# START OF RECORDS FOR THIS EXERCISE
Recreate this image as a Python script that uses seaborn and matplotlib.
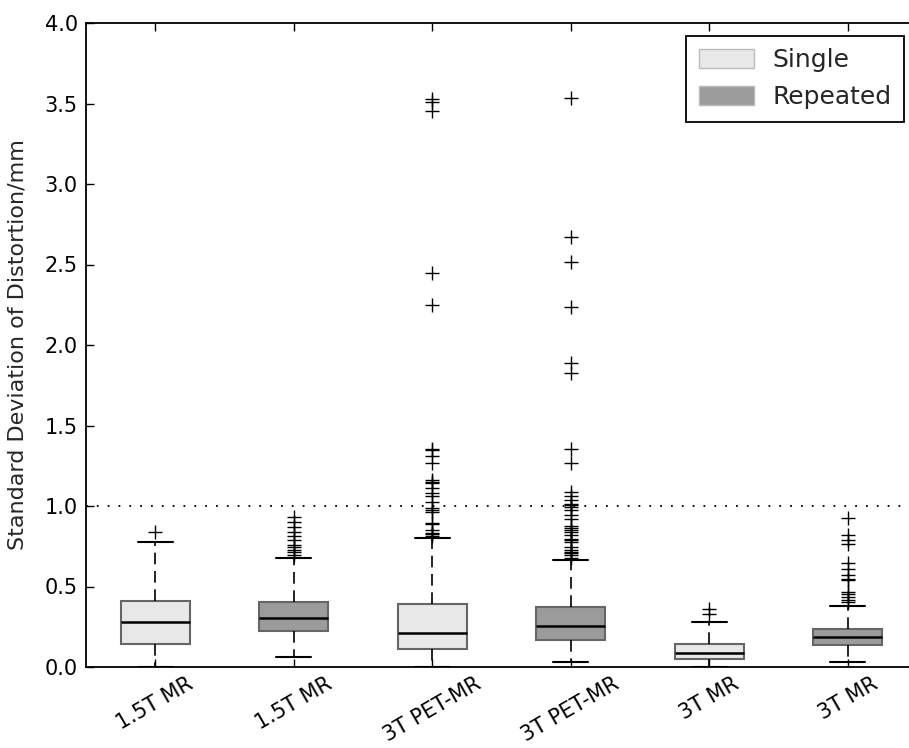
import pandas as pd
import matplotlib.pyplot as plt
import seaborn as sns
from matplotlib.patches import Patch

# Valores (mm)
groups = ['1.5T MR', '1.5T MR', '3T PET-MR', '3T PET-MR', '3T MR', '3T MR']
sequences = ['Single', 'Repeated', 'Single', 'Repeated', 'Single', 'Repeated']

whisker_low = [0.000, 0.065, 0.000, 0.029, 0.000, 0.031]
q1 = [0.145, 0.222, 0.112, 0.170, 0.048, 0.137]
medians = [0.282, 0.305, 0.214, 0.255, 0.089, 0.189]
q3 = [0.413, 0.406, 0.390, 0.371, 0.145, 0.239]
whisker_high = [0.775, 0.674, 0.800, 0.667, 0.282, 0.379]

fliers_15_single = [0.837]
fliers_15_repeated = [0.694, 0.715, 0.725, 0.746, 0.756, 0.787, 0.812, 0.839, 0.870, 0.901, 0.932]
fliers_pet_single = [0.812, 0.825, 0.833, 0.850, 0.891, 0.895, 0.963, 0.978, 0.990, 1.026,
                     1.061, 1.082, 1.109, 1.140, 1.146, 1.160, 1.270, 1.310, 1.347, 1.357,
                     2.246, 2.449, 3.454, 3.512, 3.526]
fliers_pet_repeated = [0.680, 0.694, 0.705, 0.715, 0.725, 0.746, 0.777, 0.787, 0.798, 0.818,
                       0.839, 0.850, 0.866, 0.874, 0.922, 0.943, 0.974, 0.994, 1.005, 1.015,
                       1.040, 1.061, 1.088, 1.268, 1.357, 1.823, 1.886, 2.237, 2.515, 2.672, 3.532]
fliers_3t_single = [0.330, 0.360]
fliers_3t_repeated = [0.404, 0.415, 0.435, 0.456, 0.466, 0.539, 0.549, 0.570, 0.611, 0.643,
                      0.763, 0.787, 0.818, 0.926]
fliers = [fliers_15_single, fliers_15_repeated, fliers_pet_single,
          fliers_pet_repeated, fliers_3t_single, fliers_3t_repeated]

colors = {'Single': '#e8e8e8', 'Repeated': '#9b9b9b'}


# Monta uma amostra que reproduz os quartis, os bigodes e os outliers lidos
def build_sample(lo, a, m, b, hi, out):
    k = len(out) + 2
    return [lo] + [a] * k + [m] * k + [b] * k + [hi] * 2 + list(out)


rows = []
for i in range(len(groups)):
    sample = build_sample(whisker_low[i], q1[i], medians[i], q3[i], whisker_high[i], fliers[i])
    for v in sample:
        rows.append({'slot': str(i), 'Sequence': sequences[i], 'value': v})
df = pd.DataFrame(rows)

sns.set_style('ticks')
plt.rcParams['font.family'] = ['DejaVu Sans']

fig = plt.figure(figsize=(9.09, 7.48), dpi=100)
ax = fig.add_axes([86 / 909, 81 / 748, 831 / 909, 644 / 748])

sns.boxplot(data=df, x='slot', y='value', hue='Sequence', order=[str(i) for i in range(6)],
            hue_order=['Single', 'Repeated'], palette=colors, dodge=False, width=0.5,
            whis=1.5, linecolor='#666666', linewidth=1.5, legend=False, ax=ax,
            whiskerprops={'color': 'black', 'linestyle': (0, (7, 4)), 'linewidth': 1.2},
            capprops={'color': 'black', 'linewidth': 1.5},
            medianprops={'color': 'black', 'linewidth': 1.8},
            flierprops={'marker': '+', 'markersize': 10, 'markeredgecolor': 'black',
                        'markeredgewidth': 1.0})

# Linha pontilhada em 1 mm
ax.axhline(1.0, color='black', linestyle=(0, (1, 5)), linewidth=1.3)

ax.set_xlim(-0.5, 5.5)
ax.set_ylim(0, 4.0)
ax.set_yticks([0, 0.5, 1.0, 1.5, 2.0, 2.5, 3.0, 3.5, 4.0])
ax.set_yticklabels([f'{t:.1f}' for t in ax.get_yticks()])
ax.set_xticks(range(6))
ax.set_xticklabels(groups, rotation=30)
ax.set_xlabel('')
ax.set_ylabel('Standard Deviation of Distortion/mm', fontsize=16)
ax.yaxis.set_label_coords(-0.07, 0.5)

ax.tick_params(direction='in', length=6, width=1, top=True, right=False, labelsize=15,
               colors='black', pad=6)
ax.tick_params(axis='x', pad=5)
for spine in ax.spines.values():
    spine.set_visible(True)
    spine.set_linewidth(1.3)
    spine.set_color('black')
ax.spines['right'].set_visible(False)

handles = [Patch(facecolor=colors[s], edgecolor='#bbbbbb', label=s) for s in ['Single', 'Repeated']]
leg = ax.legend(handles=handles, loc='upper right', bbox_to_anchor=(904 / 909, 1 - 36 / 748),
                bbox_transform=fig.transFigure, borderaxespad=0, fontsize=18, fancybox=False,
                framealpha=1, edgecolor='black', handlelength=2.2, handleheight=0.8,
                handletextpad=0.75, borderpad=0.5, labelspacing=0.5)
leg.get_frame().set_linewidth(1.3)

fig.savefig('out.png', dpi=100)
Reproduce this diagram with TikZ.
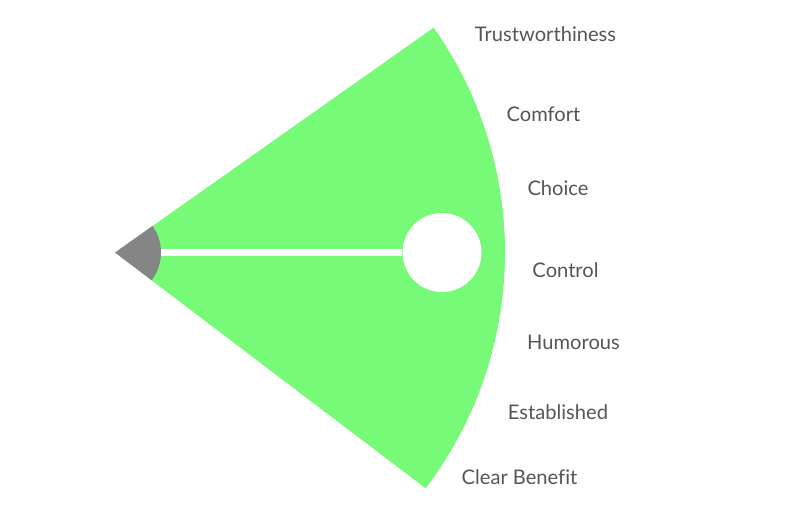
# END OF RECORDS FOR THIS EXERCISE
▶ **PROBLEM REQUIREMENTS**
Omit the pictures. Output every record above word for word.

▶ **EXERCISE ANSWER**
Recreate this image as a Python script that uses seaborn and matplotlib.
import pandas as pd
import matplotlib.pyplot as plt
import seaborn as sns
from matplotlib.patches import Patch

# Valores (mm)
groups = ['1.5T MR', '1.5T MR', '3T PET-MR', '3T PET-MR', '3T MR', '3T MR']
sequences = ['Single', 'Repeated', 'Single', 'Repeated', 'Single', 'Repeated']

whisker_low = [0.000, 0.065, 0.000, 0.029, 0.000, 0.031]
q1 = [0.145, 0.222, 0.112, 0.170, 0.048, 0.137]
medians = [0.282, 0.305, 0.214, 0.255, 0.089, 0.189]
q3 = [0.413, 0.406, 0.390, 0.371, 0.145, 0.239]
whisker_high = [0.775, 0.674, 0.800, 0.667, 0.282, 0.379]

fliers_15_single = [0.837]
fliers_15_repeated = [0.694, 0.715, 0.725, 0.746, 0.756, 0.787, 0.812, 0.839, 0.870, 0.901, 0.932]
fliers_pet_single = [0.812, 0.825, 0.833, 0.850, 0.891, 0.895, 0.963, 0.978, 0.990, 1.026,
                     1.061, 1.082, 1.109, 1.140, 1.146, 1.160, 1.270, 1.310, 1.347, 1.357,
                     2.246, 2.449, 3.454, 3.512, 3.526]
fliers_pet_repeated = [0.680, 0.694, 0.705, 0.715, 0.725, 0.746, 0.777, 0.787, 0.798, 0.818,
                       0.839, 0.850, 0.866, 0.874, 0.922, 0.943, 0.974, 0.994, 1.005, 1.015,
                       1.040, 1.061, 1.088, 1.268, 1.357, 1.823, 1.886, 2.237, 2.515, 2.672, 3.532]
fliers_3t_single = [0.330, 0.360]
fliers_3t_repeated = [0.404, 0.415, 0.435, 0.456, 0.466, 0.539, 0.549, 0.570, 0.611, 0.643,
                      0.763, 0.787, 0.818, 0.926]
fliers = [fliers_15_single, fliers_15_repeated, fliers_pet_single,
          fliers_pet_repeated, fliers_3t_single, fliers_3t_repeated]

colors = {'Single': '#e8e8e8', 'Repeated': '#9b9b9b'}


# Monta uma amostra que reproduz os quartis, os bigodes e os outliers lidos
def build_sample(lo, a, m, b, hi, out):
    k = len(out) + 2
    return [lo] + [a] * k + [m] * k + [b] * k + [hi] * 2 + list(out)


rows = []
for i in range(len(groups)):
    sample = build_sample(whisker_low[i], q1[i], medians[i], q3[i], whisker_high[i], fliers[i])
    for v in sample:
        rows.append({'slot': str(i), 'Sequence': sequences[i], 'value': v})
df = pd.DataFrame(rows)

sns.set_style('ticks')
plt.rcParams['font.family'] = ['DejaVu Sans']

fig = plt.figure(figsize=(9.09, 7.48), dpi=100)
ax = fig.add_axes([86 / 909, 81 / 748, 831 / 909, 644 / 748])

sns.boxplot(data=df, x='slot', y='value', hue='Sequence', order=[str(i) for i in range(6)],
            hue_order=['Single', 'Repeated'], palette=colors, dodge=False, width=0.5,
            whis=1.5, linecolor='#666666', linewidth=1.5, legend=False, ax=ax,
            whiskerprops={'color': 'black', 'linestyle': (0, (7, 4)), 'linewidth': 1.2},
            capprops={'color': 'black', 'linewidth': 1.5},
            medianprops={'color': 'black', 'linewidth': 1.8},
            flierprops={'marker': '+', 'markersize': 10, 'markeredgecolor': 'black',
                        'markeredgewidth': 1.0})

# Linha pontilhada em 1 mm
ax.axhline(1.0, color='black', linestyle=(0, (1, 5)), linewidth=1.3)

ax.set_xlim(-0.5, 5.5)
ax.set_ylim(0, 4.0)
ax.set_yticks([0, 0.5, 1.0, 1.5, 2.0, 2.5, 3.0, 3.5, 4.0])
ax.set_yticklabels([f'{t:.1f}' for t in ax.get_yticks()])
ax.set_xticks(range(6))
ax.set_xticklabels(groups, rotation=30)
ax.set_xlabel('')
ax.set_ylabel('Standard Deviation of Distortion/mm', fontsize=16)
ax.yaxis.set_label_coords(-0.07, 0.5)

ax.tick_params(direction='in', length=6, width=1, top=True, right=False, labelsize=15,
               colors='black', pad=6)
ax.tick_params(axis='x', pad=5)
for spine in ax.spines.values():
    spine.set_visible(True)
    spine.set_linewidth(1.3)
    spine.set_color('black')
ax.spines['right'].set_visible(False)

handles = [Patch(facecolor=colors[s], edgecolor='#bbbbbb', label=s) for s in ['Single', 'Repeated']]
leg = ax.legend(handles=handles, loc='upper right', bbox_to_anchor=(904 / 909, 1 - 36 / 748),
                bbox_transform=fig.transFigure, borderaxespad=0, fontsize=18, fancybox=False,
                framealpha=1, edgecolor='black', handlelength=2.2, handleheight=0.8,
                handletextpad=0.75, borderpad=0.5, labelspacing=0.5)
leg.get_frame().set_linewidth(1.3)

fig.savefig('out.png', dpi=100)
Reproduce this diagram with TikZ.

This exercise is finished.